As for being most definetly a career move, it´s a very clever one. Right after the intriguingly flawed "Falling Down" (1993) Mr. Schumacher was trying to kill his reputation by playing the hired-gun-director in a both megalomaniac and boring string of alternating John-Grisham- and Batman-movies. Somebody must have told him or maybe he sensed it himself, for "Flawless" (1999) and even "8 MM" (1998)tried to be real, stand-alone-movies and not part of a merchandising campaign. "Tigerland" looks like an even more radical departure from mainstream-big-bucks-movie-making. No stars, hand held camera, bleached out colors, blurred images: any- and everything in here - while Mr. Schumacher starts increasingly resembling a real director, an artist who cares about his art again - is shouting: ART! IMPORTANT! MESSAGE!

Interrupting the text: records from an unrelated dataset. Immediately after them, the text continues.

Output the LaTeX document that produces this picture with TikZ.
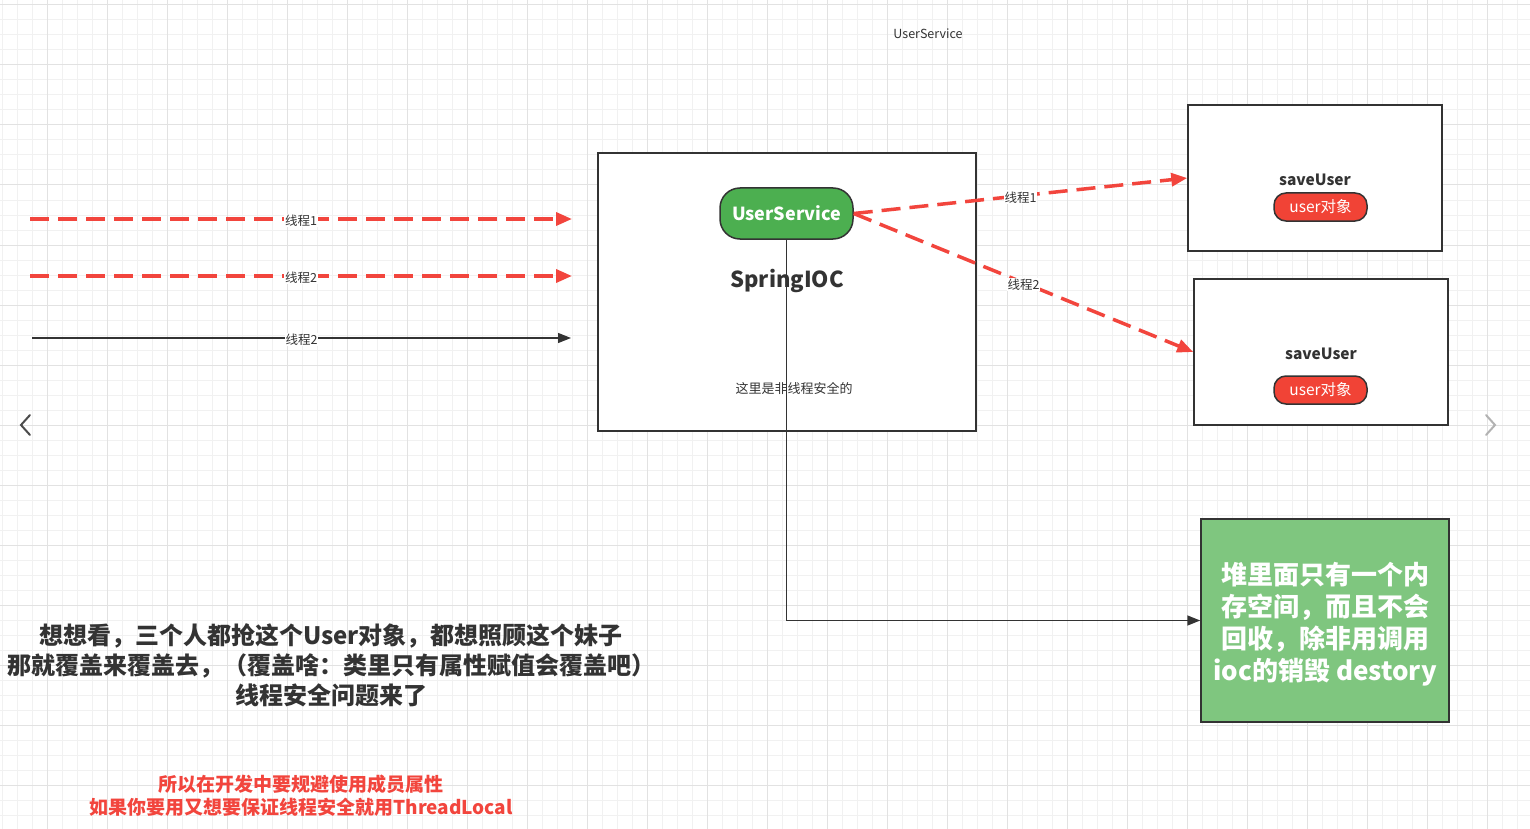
\documentclass[tikz,border=0pt]{standalone}
\usepackage{fontspec}
\setmainfont{Noto Sans CJK SC}
\usepackage{tikz}
\usetikzlibrary{arrows.meta, positioning, calc}
\definecolor{flowred}{HTML}{F2453D}
\definecolor{darktext}{HTML}{333333}
\definecolor{svcgreen}{HTML}{4CAF50}
\definecolor{heapgreen}{HTML}{7FC67F}
\definecolor{objred}{HTML}{F14336}
\definecolor{gridminor}{HTML}{F1F1F1}
\definecolor{gridmajor}{HTML}{E2E2E2}
\newcommand\fsz[2]{\fontsize{#1pt}{#2pt}\selectfont}

\begin{document}
\begin{tikzpicture}[x=1pt, y=-1pt,
    box/.style={draw=darktext, fill=white, line width=1.5pt, inner sep=0pt},
    pill/.style={draw=darktext, line width=1.5pt, rounded corners=#1, inner sep=0pt, text=white},
    threadred/.style={flowred, line width=3.5pt, dash pattern=on 19pt off 9pt, -{Triangle[length=16pt,width=13pt]}},
    flow/.style={darktext, line width=1.5pt, -{Triangle[length=13pt,width=10pt]}},
    lbl/.style={fill=white, inner sep=1pt, text=darktext, font=\fsz{12.5}{15}},
    chev/.style={line width=2pt, line cap=round, line join=miter}]

    % page and grid
    \fill[white] (0,0) rectangle (1530,829);
    \useasboundingbox (0,0) rectangle (1530,829);
    \foreach \x in {2,17,...,1530} \draw[gridminor, line width=1pt] (\x,0) -- (\x,829);
    \foreach \y in {5,20,...,829} \draw[gridminor, line width=1pt] (0,\y) -- (1530,\y);
    \foreach \x in {47,107,...,1530} \draw[gridmajor, line width=1pt] (\x,0) -- (\x,829);
    \foreach \y in {5,65,...,829} \draw[gridmajor, line width=1pt] (0,\y) -- (1530,\y);

    % title
    \node[text=darktext, font=\fsz{12.5}{15}] (title) at (928,34) {UserService};

    % the container
    \node[box, minimum width=378pt, minimum height=278pt] (ioc) at (787,292) {};
    \node[text=darktext, font=\fsz{22}{26}\bfseries] (ioclbl) at (787,281) {SpringIOC};
    \node[text=darktext, font=\fsz{13}{16}] (note) at (794,388) {这里是非线程安全的};

    % the bean
    \node[pill=20pt, fill=svcgreen, minimum width=133pt, minimum height=51pt, font=\fsz{18}{22}\bfseries] (svc) at (786.5,213.5) {\raisebox{-1pt}{UserService}};

    % two methods
    \node[box, minimum width=254pt, minimum height=146pt] (save1) at (1315,178) {};
    \node[text=darktext, font=\fsz{15.5}{18}\bfseries] (save1lbl) at (1315,180) {saveUser};
    \node[pill=12pt, fill=objred, minimum width=93pt, minimum height=28pt, font=\fsz{15.5}{18}] (obj1) at (1320.5,207) {\raisebox{-1pt}{user对象}};

    \node[box, minimum width=254pt, minimum height=146pt] (save2) at (1321,352) {};
    \node[text=darktext, font=\fsz{15.5}{18}\bfseries] (save2lbl) at (1321,354) {saveUser};
    \node[pill=12pt, fill=objred, minimum width=93pt, minimum height=28pt, font=\fsz{15.5}{18}] (obj2) at (1320.5,390) {\raisebox{-1pt}{user对象}};

    % heap note
    \node[draw=darktext, line width=1.5pt, fill=heapgreen, minimum width=248pt, minimum height=203pt] (heap) at (1325,620.5) {};
    \node[text=white, align=center, font=\fsz{26}{32}\bfseries] (heaptxt) at (1325,624.5)
        {堆里面只有一个内\\存空间，而且不会\\回收，除非用调用\\ioc的销毁 destory};
    \draw[flow] (svc.south) |- (heap.west);

    % incoming threads
    \coordinate (t1s) at (30,219);  \coordinate (t1e) at (572,219);
    \coordinate (t2s) at (30,276);  \coordinate (t2e) at (572,276);
    \coordinate (t3s) at (32,338);  \coordinate (t3e) at (571,338);
    \draw[threadred] (t1s) -- node[lbl, yshift=-1.5pt] (l1) {线程1} (t1e);
    \draw[threadred] (t2s) -- node[lbl, yshift=-1.5pt] (l2) {线程2} (t2e);
    \draw[flow, line width=1.2pt] (t3s) -- node[lbl, yshift=-1.5pt] (l3) {线程2} (t3e);

    % bean to methods
    \draw[threadred] (svc.east) -- node[lbl, yshift=-1.5pt] (l4) {线程1} (save1.west);
    \draw[threadred] (svc.east) -- node[lbl, yshift=-1.5pt] (l5) {线程2} (save2.west);

    % remarks
    \node[text=darktext, align=center, font=\fsz{24}{30}\bfseries] (think) at (331,665)
        {想想看，三个人都抢这个User对象，都想照顾这个妹子\\那就覆盖来覆盖去，（覆盖啥：类里只有属性赋值会覆盖吧）\\线程安全问题来了};
    \node[text=flowred, align=center, font=\fsz{19}{23}\bfseries] (advice) at (301,796)
        {所以在开发中要规避使用成员属性\\如果你要用又想要保证线程安全就用ThreadLocal};

    % page arrows
    \draw[chev, black!70] (30,415) -- (21,425) -- (30,435);
    \draw[chev, black!30] (1486,415) -- (1495,425) -- (1486,435);
\end{tikzpicture}
\end{document}
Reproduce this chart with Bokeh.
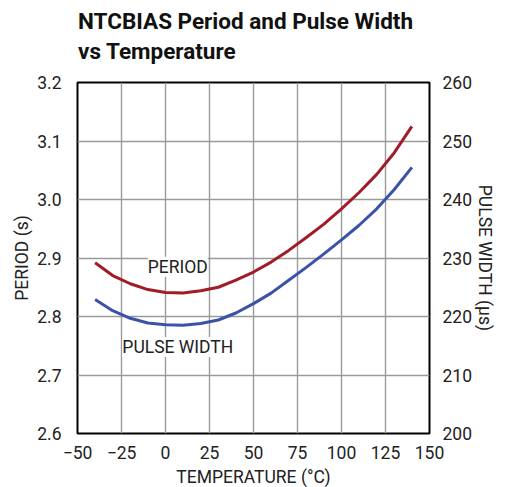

But that´s exactly the point where the problems start to overshadow the movie´s clever performance. Not for a single moment does "Tigerland" know weather it wants to be an anti-Vietnam movie in particular or an anti-war movie in general or a study on the effects of harsh, often even inhuman military training on young, unsuspecting males or a melodramatic comedy or a buddy movie or a too-clever-for-its-own-good-remake of Walter Hill´s masterpiece "Southern Comfort" (1981). If you don´t believe me check out the young leading man´s motivations and actions. He is introduced as a troublemaker who just can´t help causing trouble because the army and he match like heaven and hell. Keeping up some pretense of staying in character the film makers show him arranging to go A.W.O.L while constantly fighting his somehow dim witted and brutish superiors. But they´re not that brutal and dim witted as not to notice that our anti-war-hero is the best soldier in the whole rookie-platoon and a born leader too. Consequently he doesn´t leave camp but acknowledges his responsibilities. The longer the movie is running the more does it back my suspicion that for box-office-reasons Mr. Schumacher secretly wants his audience to root for "Tigerland"´s hero because of his warrior´s abilities and not because of his contrasting, alas half-hearted tries to desert the army. Needless to say that this attitude undermines any of the film´s pretenses to be more than the average war-is-hell-but-someone-has-to-do-the-job-flick.

Don´t let "Tigerland´s" visual design fool you. And in case you want to see a really good movie about the effects of war an young men, give John Irvin´s much underrated, and unjustly so, "Hamburger Hill" (1987) a second chance.